— begin —

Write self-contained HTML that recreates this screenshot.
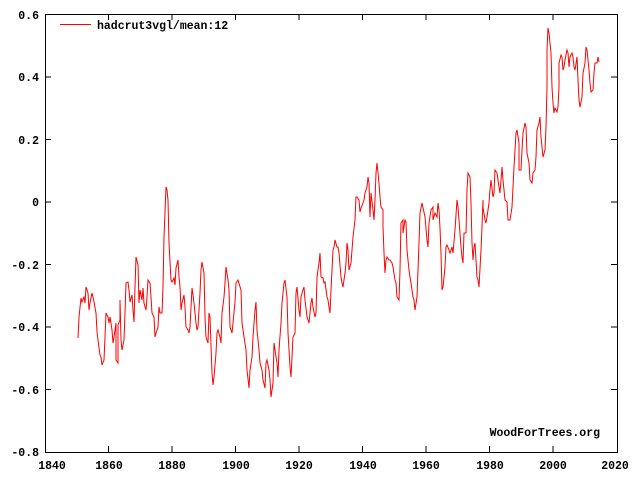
<!DOCTYPE html>
<html><head><style>
html,body{margin:0;padding:0;background:#fff;}
svg{display:block;}
text{font-family:"Liberation Mono","DejaVu Sans Mono",monospace;font-weight:bold;font-size:11.5px;fill:#000;}
</style></head><body>
<svg width="640" height="480" viewBox="0 0 640 480" xmlns="http://www.w3.org/2000/svg">
<rect x="45.5" y="14.5" width="572" height="438" fill="none" stroke="#000" stroke-width="1"/>
<g stroke="#000" stroke-width="1">
<path d="M45 14.5h6M45 77h6M45 139.5h6M45 202h6M45 264.5h6M45 327h6M45 389.5h6M617 14.5h-6M617 77h-6M617 139.5h-6M617 202h-6M617 264.5h-6M617 327h-6M617 389.5h-6"/>
<path d="M108.5 452v-6M172 452v-6M235.5 452v-6M299 452v-6M362.5 452v-6M426 452v-6M489.5 452v-6M553 452v-6M108.5 14v6M172 14v6M235.5 14v6M299 14v6M362.5 14v6M426 14v6M489.5 14v6M553 14v6"/>
</g>
<g text-anchor="end">
<text x="39" y="19">0.6</text><text x="39" y="81">0.4</text><text x="39" y="144">0.2</text><text x="39" y="206">0</text>
<text x="39" y="269">-0.2</text><text x="39" y="331">-0.4</text><text x="39" y="394">-0.6</text><text x="39" y="456">-0.8</text>
</g>
<g text-anchor="middle">
<text x="52" y="469">1840</text><text x="109" y="469">1860</text><text x="172" y="469">1880</text><text x="236" y="469">1900</text>
<text x="299" y="469">1920</text><text x="363" y="469">1940</text><text x="426" y="469">1960</text><text x="490" y="469">1980</text>
<text x="553" y="469">2000</text><text x="615" y="469">2020</text>
</g>
<line x1="60" y1="24.5" x2="91" y2="24.5" stroke="#f00" stroke-width="1"/>
<text x="97" y="29">hadcrut3vgl/mean:12</text>
<text x="600" y="436" text-anchor="end">WoodForTrees.org</text>
<polyline fill="none" stroke="#f00" stroke-width="1" points="78,338 79,317 81,298 82,302 84,297 85,303 86,287 88,293 89,310 90,303 92,293 93,297 94,302 96,313 97,332 98,340 100,355 101,357 102,365 104,360 105,337 106,313 108,317 109,323 110,317 112,330 113,343 114,337 116,323 116,360 118,363 118,325 120,320 120,300 121,340 122,350 124,340 125,313 126,283 128,282 129,290 130,302 132,295 133,310 134,322 135,287 136,257 138,265 139,303 140,290 142,300 143,288 144,303 146,310 147,297 148,280 150,283 151,297 152,313 154,317 155,337 156,333 158,327 159,307 160,313 162,313 163,287 164,237 166,187 167,190 168,200 169,243 170,262 171,280 172,282 174,278 175,285 176,268 178,260 179,277 180,287 181,310 182,303 184,295 185,307 186,327 188,330 189,333 190,327 192,288 193,295 194,303 196,323 197,330 198,327 200,293 201,270 202,262 204,273 205,317 206,337 208,343 209,313 210,317 212,373 213,385 214,377 216,353 217,333 218,330 220,337 221,343 222,313 224,297 225,283 226,267 228,280 229,290 230,327 232,333 233,323 235,302 236,283 238,280 241,290 242,323 244,337 246,350 247,370 249,388 250,370 252,357 253,337 255,310 256,302 257,330 259,350 260,363 262,370 263,380 265,388 266,363 267,360 269,370 270,380 271,397 273,383 274,343 275,350 277,363 278,377 279,350 281,323 282,303 284,283 285,280 287,297 288,333 290,367 291,377 292,357 293,337 295,333 296,293 297,287 299,310 300,317 301,297 303,290 304,287 305,300 307,317 308,320 309,323 311,303 312,298 313,307 315,317 316,313 317,277 319,263 320,253 321,277 323,278 324,283 325,282 327,297 328,300 329,307 330,313 331,290 333,250 334,247 335,240 337,247 338,247 339,253 341,277 342,283 343,287 345,273 346,263 347,243 348,250 349,270 351,263 352,250 353,237 355,220 356,197 357,197 359,200 360,212 361,208 363,203 364,200 365,193 367,187 368,177 369,183 370,217 371,193 373,210 374,220 375,200 376,173 377,163 379,183 380,197 381,207 383,210 383,227 384,253 385,273 386,260 387,257 389,260 390,260 392,263 393,267 395,280 396,283 397,297 399,300 400,270 401,223 403,220 403,233 405,220 406,222 407,250 409,270 410,277 411,283 413,297 414,300 415,310 417,297 418,270 419,243 420,213 422,203 425,217 427,240 428,247 429,223 431,210 433,207 433,220 435,213 437,217 438,203 439,210 440,228 441,253 442,290 443,287 445,267 446,247 447,245 449,250 450,253 452,247 453,253 455,230 457,200 458,207 459,220 461,247 462,257 463,263 464,233 466,233 467,190 468,173 470,177 471,203 472,243 473,260 474,247 475,243 477,277 478,280 479,287 481,250 482,227 483,200 483,207 485,220 486,223 487,217 489,203 490,190 491,180 493,197 494,193 495,170 497,173 499,187 500,193 502,167 503,180 504,190 505,200 507,202 508,220 510,220 512,207 513,187 514,167 516,133 517,130 519,143 519,170 521,170 522,150 523,133 525,123 526,127 527,153 529,163 530,180 532,183 533,173 535,170 536,157 537,130 539,123 540,117 541,137 542,147 543,157 545,150 546,127 547,87 547,50 548,28 549,33 550,43 551,53 552,87 553,103 554,113 555,108 557,112 558,107 559,87 559,63 561,55 562,57 563,70 564,67 565,60 567,50 568,53 569,67 570,57 572,53 573,57 574,67 575,70 577,57 578,80 579,100 580,107 582,97 583,73 585,63 586,47 587,50 589,70 590,83 591,92 593,90 594,73 595,63 597,63 598,57 599,62"/>
</svg>
</body></html>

— end —

§ **WHAT THE TASK ASKS**
Produce an exact copy of each line of data, skipping embedded images.

§ **OUTPUT OF THE EXERCISE**
Write self-contained HTML that recreates this screenshot.
<!DOCTYPE html>
<html><head><style>
html,body{margin:0;padding:0;background:#fff;}
svg{display:block;}
text{font-family:"Liberation Mono","DejaVu Sans Mono",monospace;font-weight:bold;font-size:11.5px;fill:#000;}
</style></head><body>
<svg width="640" height="480" viewBox="0 0 640 480" xmlns="http://www.w3.org/2000/svg">
<rect x="45.5" y="14.5" width="572" height="438" fill="none" stroke="#000" stroke-width="1"/>
<g stroke="#000" stroke-width="1">
<path d="M45 14.5h6M45 77h6M45 139.5h6M45 202h6M45 264.5h6M45 327h6M45 389.5h6M617 14.5h-6M617 77h-6M617 139.5h-6M617 202h-6M617 264.5h-6M617 327h-6M617 389.5h-6"/>
<path d="M108.5 452v-6M172 452v-6M235.5 452v-6M299 452v-6M362.5 452v-6M426 452v-6M489.5 452v-6M553 452v-6M108.5 14v6M172 14v6M235.5 14v6M299 14v6M362.5 14v6M426 14v6M489.5 14v6M553 14v6"/>
</g>
<g text-anchor="end">
<text x="39" y="19">0.6</text><text x="39" y="81">0.4</text><text x="39" y="144">0.2</text><text x="39" y="206">0</text>
<text x="39" y="269">-0.2</text><text x="39" y="331">-0.4</text><text x="39" y="394">-0.6</text><text x="39" y="456">-0.8</text>
</g>
<g text-anchor="middle">
<text x="52" y="469">1840</text><text x="109" y="469">1860</text><text x="172" y="469">1880</text><text x="236" y="469">1900</text>
<text x="299" y="469">1920</text><text x="363" y="469">1940</text><text x="426" y="469">1960</text><text x="490" y="469">1980</text>
<text x="553" y="469">2000</text><text x="615" y="469">2020</text>
</g>
<line x1="60" y1="24.5" x2="91" y2="24.5" stroke="#f00" stroke-width="1"/>
<text x="97" y="29">hadcrut3vgl/mean:12</text>
<text x="600" y="436" text-anchor="end">WoodForTrees.org</text>
<polyline fill="none" stroke="#f00" stroke-width="1" points="78,338 79,317 81,298 82,302 84,297 85,303 86,287 88,293 89,310 90,303 92,293 93,297 94,302 96,313 97,332 98,340 100,355 101,357 102,365 104,360 105,337 106,313 108,317 109,323 110,317 112,330 113,343 114,337 116,323 116,360 118,363 118,325 120,320 120,300 121,340 122,350 124,340 125,313 126,283 128,282 129,290 130,302 132,295 133,310 134,322 135,287 136,257 138,265 139,303 140,290 142,300 143,288 144,303 146,310 147,297 148,280 150,283 151,297 152,313 154,317 155,337 156,333 158,327 159,307 160,313 162,313 163,287 164,237 166,187 167,190 168,200 169,243 170,262 171,280 172,282 174,278 175,285 176,268 178,260 179,277 180,287 181,310 182,303 184,295 185,307 186,327 188,330 189,333 190,327 192,288 193,295 194,303 196,323 197,330 198,327 200,293 201,270 202,262 204,273 205,317 206,337 208,343 209,313 210,317 212,373 213,385 214,377 216,353 217,333 218,330 220,337 221,343 222,313 224,297 225,283 226,267 228,280 229,290 230,327 232,333 233,323 235,302 236,283 238,280 241,290 242,323 244,337 246,350 247,370 249,388 250,370 252,357 253,337 255,310 256,302 257,330 259,350 260,363 262,370 263,380 265,388 266,363 267,360 269,370 270,380 271,397 273,383 274,343 275,350 277,363 278,377 279,350 281,323 282,303 284,283 285,280 287,297 288,333 290,367 291,377 292,357 293,337 295,333 296,293 297,287 299,310 300,317 301,297 303,290 304,287 305,300 307,317 308,320 309,323 311,303 312,298 313,307 315,317 316,313 317,277 319,263 320,253 321,277 323,278 324,283 325,282 327,297 328,300 329,307 330,313 331,290 333,250 334,247 335,240 337,247 338,247 339,253 341,277 342,283 343,287 345,273 346,263 347,243 348,250 349,270 351,263 352,250 353,237 355,220 356,197 357,197 359,200 360,212 361,208 363,203 364,200 365,193 367,187 368,177 369,183 370,217 371,193 373,210 374,220 375,200 376,173 377,163 379,183 380,197 381,207 383,210 383,227 384,253 385,273 386,260 387,257 389,260 390,260 392,263 393,267 395,280 396,283 397,297 399,300 400,270 401,223 403,220 403,233 405,220 406,222 407,250 409,270 410,277 411,283 413,297 414,300 415,310 417,297 418,270 419,243 420,213 422,203 425,217 427,240 428,247 429,223 431,210 433,207 433,220 435,213 437,217 438,203 439,210 440,228 441,253 442,290 443,287 445,267 446,247 447,245 449,250 450,253 452,247 453,253 455,230 457,200 458,207 459,220 461,247 462,257 463,263 464,233 466,233 467,190 468,173 470,177 471,203 472,243 473,260 474,247 475,243 477,277 478,280 479,287 481,250 482,227 483,200 483,207 485,220 486,223 487,217 489,203 490,190 491,180 493,197 494,193 495,170 497,173 499,187 500,193 502,167 503,180 504,190 505,200 507,202 508,220 510,220 512,207 513,187 514,167 516,133 517,130 519,143 519,170 521,170 522,150 523,133 525,123 526,127 527,153 529,163 530,180 532,183 533,173 535,170 536,157 537,130 539,123 540,117 541,137 542,147 543,157 545,150 546,127 547,87 547,50 548,28 549,33 550,43 551,53 552,87 553,103 554,113 555,108 557,112 558,107 559,87 559,63 561,55 562,57 563,70 564,67 565,60 567,50 568,53 569,67 570,57 572,53 573,57 574,67 575,70 577,57 578,80 579,100 580,107 582,97 583,73 585,63 586,47 587,50 589,70 590,83 591,92 593,90 594,73 595,63 597,63 598,57 599,62"/>
</svg>
</body></html>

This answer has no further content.